Dla nich odejście od organizacji jest równoznaczne z odejściem od Boga, nie potrafia rozdzielić tych 2 rzeczy dla nich organizacja to Bóg


Offline Giwon

Odp: Rodziny rozbite czy zjednoczone w przebudzeniu?
« Odpowiedź #36 dnia: 03 Lipiec, 2016, 22:10 »
Dla mnie przebudzenie było rozpoczęciem życia całkowicie w zgodzie ze sobą, czekałem z oficjalnym oderwaniem się na moją drugą połówkę, a w niej tak szybko pękło, że wieczorem rozmawiamy jak jej źle być jedną nogą w zborze a myślami gdzie indziej ale rodzice, a poźniej tego samego dnia stawia temat rodzicom z którymi jeszcze mieszka (!) i suma sumarum szybciej się wypisała niż ja, choć to była różnica liczona w dniach.
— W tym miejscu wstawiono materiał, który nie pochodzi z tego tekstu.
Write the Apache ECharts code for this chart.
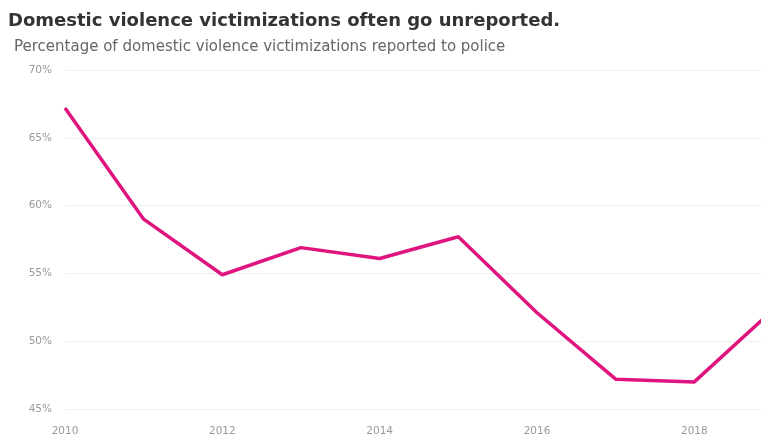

U mnie ojciec niewierzący, mama nieczynna od dawna, a siostra jeszcze bardziej, ale to ja jedyny oficjalnie zadeklarowałem swoją nieprzynależność i jestem z tego dumny.
Człowiek rodzi się po to, żeby przeżyć życie i to od niego zależy czy go nie przegapi.